SCNode: Spatial and Contextual Coordinates for Graph Representation Learning
Md Joshem Uddin, Astrit Tola, Varin Sikand, Cuneyt Gurcan Akcora, Baris Coskunuzer
TL;DR
SCNode tackles the limitations of traditional message-passing GNNs by introducing spatial and contextual coordinates that encode local neighborhood structure and global class-relational signals. It defines class landmarks in feature space and computes distances to these landmarks, pairing them with k-hop label distributions to form a concatenated embedding gamma(u) that expands the model's receptive capabilities. The approach is backbone-agnostic and demonstrated to achieve state-of-the-art results on node classification and competitive or leading performance on link prediction across both homophilic and heterophilic graphs, with efficient runtime characteristics.
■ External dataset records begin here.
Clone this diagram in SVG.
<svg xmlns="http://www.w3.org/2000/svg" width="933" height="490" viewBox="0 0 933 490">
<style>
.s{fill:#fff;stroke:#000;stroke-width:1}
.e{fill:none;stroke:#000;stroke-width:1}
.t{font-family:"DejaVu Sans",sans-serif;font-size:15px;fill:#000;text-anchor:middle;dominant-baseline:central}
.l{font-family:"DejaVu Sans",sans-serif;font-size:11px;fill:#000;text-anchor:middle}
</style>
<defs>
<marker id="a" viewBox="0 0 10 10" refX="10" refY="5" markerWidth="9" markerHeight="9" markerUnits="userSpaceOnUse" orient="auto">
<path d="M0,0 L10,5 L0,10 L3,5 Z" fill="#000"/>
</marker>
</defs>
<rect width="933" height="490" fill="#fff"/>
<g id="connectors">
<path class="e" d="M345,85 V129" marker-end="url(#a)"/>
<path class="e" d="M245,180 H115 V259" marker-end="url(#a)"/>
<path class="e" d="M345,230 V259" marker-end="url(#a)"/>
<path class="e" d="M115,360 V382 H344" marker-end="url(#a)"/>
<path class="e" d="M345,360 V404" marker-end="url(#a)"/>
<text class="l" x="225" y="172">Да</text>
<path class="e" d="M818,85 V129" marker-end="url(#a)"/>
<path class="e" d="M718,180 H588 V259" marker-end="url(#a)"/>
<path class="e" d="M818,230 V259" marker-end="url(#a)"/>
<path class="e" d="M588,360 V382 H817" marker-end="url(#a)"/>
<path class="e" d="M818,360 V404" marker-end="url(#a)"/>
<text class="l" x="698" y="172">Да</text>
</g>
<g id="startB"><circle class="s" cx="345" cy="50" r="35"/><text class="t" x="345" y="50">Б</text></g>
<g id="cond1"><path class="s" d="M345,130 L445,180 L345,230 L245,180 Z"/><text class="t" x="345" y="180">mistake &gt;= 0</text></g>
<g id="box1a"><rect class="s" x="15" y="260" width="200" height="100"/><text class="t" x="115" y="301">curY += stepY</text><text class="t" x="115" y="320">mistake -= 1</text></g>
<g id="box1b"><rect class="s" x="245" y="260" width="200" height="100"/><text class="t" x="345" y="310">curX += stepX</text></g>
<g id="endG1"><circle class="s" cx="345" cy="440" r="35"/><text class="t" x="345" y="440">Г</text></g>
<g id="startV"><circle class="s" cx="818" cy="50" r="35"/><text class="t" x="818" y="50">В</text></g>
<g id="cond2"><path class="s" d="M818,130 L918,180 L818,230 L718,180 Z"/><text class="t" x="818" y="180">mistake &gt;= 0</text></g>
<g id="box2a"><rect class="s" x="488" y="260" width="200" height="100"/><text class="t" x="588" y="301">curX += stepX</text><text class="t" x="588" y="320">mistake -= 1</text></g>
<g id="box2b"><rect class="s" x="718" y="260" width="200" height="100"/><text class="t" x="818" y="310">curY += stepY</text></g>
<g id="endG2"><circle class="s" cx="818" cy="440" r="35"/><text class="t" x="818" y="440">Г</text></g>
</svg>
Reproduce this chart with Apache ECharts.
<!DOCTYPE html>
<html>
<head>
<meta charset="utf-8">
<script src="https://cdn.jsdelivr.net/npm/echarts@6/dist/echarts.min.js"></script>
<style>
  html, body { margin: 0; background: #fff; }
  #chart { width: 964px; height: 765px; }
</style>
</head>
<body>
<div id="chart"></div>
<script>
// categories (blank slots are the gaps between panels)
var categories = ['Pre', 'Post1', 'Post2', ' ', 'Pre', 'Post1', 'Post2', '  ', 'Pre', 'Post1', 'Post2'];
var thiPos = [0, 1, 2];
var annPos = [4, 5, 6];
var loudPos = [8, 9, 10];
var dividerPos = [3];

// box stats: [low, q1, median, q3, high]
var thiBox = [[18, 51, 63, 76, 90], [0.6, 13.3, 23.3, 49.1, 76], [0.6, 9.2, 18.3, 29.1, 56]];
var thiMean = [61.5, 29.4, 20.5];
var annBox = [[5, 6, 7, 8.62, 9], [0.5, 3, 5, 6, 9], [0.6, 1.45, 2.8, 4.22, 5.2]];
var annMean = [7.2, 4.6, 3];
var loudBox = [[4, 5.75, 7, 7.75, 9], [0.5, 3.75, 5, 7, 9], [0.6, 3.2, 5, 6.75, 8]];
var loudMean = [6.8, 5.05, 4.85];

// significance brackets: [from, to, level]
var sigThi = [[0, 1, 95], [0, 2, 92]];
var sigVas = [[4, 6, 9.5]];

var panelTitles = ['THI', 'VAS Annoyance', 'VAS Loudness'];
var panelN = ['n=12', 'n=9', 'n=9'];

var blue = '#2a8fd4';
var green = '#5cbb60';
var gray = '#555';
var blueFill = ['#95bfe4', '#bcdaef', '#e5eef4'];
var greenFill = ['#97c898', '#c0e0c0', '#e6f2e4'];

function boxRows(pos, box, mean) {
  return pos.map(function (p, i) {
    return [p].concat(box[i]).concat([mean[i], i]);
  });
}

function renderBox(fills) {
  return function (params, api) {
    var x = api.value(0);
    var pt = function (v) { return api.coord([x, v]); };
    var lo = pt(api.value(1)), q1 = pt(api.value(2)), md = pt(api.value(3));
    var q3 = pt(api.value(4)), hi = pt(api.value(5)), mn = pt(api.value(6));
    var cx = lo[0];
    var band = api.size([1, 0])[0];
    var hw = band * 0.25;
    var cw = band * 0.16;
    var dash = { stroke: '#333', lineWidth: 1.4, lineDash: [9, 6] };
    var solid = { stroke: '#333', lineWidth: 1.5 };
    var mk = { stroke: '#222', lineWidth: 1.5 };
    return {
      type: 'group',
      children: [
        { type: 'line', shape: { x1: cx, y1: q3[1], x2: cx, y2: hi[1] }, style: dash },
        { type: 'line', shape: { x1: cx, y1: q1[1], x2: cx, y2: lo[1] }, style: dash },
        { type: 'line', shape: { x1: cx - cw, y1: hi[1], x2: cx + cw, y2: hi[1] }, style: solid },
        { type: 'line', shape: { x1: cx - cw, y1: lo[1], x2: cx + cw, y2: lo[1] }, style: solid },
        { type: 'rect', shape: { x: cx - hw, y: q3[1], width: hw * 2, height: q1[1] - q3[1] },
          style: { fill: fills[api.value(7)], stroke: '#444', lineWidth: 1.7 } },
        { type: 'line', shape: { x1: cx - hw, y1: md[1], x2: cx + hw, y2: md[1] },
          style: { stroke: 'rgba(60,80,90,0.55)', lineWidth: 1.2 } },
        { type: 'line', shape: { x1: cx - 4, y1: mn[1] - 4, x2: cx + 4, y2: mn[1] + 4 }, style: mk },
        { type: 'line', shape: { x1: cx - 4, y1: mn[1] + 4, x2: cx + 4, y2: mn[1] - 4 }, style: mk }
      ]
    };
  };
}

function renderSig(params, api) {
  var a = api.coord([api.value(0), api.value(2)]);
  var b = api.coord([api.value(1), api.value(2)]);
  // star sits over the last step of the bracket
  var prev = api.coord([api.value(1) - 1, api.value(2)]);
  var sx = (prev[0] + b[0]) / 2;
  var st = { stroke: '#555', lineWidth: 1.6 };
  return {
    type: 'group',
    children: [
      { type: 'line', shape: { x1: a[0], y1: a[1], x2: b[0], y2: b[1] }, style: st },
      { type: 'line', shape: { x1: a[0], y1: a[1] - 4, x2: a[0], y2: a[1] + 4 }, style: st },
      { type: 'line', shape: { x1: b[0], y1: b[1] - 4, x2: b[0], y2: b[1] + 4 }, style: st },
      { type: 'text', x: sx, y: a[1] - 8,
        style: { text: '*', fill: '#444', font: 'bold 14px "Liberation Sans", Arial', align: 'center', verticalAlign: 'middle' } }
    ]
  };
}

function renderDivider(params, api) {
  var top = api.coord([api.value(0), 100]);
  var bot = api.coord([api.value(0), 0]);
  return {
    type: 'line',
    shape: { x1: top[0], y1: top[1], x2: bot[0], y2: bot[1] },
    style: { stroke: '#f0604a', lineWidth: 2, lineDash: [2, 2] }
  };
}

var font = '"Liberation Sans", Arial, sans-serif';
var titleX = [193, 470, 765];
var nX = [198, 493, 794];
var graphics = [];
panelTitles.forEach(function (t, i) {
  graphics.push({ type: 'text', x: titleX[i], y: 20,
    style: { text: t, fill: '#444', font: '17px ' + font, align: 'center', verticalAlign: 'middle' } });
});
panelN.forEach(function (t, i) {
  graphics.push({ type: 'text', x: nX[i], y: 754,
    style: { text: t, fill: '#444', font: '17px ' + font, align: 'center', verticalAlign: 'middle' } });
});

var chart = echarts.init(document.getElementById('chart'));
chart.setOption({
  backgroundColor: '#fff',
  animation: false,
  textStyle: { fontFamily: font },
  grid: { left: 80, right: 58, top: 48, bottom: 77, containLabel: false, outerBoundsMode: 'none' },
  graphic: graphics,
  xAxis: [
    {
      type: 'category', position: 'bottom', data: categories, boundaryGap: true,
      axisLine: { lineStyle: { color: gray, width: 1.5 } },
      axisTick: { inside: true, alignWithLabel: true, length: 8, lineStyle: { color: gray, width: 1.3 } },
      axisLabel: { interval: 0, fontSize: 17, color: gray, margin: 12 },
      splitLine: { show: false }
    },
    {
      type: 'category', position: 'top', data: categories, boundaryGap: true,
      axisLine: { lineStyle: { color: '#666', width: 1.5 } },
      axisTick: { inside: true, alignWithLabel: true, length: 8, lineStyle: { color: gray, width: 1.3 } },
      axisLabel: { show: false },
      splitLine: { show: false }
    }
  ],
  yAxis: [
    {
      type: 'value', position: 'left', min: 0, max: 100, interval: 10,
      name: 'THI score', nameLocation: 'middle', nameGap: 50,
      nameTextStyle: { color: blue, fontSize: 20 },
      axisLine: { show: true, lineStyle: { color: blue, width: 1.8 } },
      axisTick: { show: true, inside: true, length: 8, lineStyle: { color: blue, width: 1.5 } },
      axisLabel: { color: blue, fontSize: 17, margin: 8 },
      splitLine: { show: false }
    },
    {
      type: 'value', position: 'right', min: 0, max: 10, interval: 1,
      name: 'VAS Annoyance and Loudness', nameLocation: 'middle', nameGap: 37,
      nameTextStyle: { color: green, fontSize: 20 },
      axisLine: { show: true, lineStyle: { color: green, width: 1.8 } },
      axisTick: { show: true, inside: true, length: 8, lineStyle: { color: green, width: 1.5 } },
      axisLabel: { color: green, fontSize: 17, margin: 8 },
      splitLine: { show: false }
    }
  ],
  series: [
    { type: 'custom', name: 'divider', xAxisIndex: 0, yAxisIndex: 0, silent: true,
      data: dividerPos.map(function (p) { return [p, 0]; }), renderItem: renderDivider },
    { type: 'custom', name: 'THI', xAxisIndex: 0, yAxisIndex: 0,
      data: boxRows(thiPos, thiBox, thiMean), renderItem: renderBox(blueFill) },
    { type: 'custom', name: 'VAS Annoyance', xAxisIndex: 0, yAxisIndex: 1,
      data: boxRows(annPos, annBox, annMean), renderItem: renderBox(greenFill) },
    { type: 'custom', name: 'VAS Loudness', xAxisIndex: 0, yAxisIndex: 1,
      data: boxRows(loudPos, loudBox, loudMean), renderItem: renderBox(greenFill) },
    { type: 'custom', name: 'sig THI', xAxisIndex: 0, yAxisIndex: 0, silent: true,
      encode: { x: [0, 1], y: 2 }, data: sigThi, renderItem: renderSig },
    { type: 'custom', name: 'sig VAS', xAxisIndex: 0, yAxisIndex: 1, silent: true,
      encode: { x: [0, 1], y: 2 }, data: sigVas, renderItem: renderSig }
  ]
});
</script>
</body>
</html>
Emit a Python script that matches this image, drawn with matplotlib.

Overall, SCNode provides a practical, plug-and-play augmentation that mitigates underreaching and enhances expressivity by blending local structural cues with global semantic context, with promising directions for future temporal extensions.
Abstract
Effective node representation lies at the heart of Graph Neural Networks (GNNs), as it directly impacts their ability to perform downstream tasks such as node classification and link prediction. Most existing GNNs, particularly message passing graph neural networks, rely on neighborhood aggregation to iteratively compute node embeddings. While powerful, this paradigm suffers from well-known limitations of oversquashing, oversmoothing, and underreaching that degrade representation quality. More critically, MPGNNs often assume homophily, where connected nodes share similar features or labels, leading to poor generalization in heterophilic graphs where this assumption breaks down. To address these challenges, we propose \textit{SCNode}, a \textit{Spatial-Contextual Node Embedding} framework designed to perform consistently well in both homophilic and heterophilic settings. SCNode integrates spatial and contextual information, yielding node embeddings that are not only more discriminative but also structurally aware. Our approach introduces new homophily matrices for understanding class interactions and tendencies. Extensive experiments on benchmark datasets show that SCNode achieves superior performance over conventional GNN models, demonstrating its robustness and adaptability in diverse graph structures.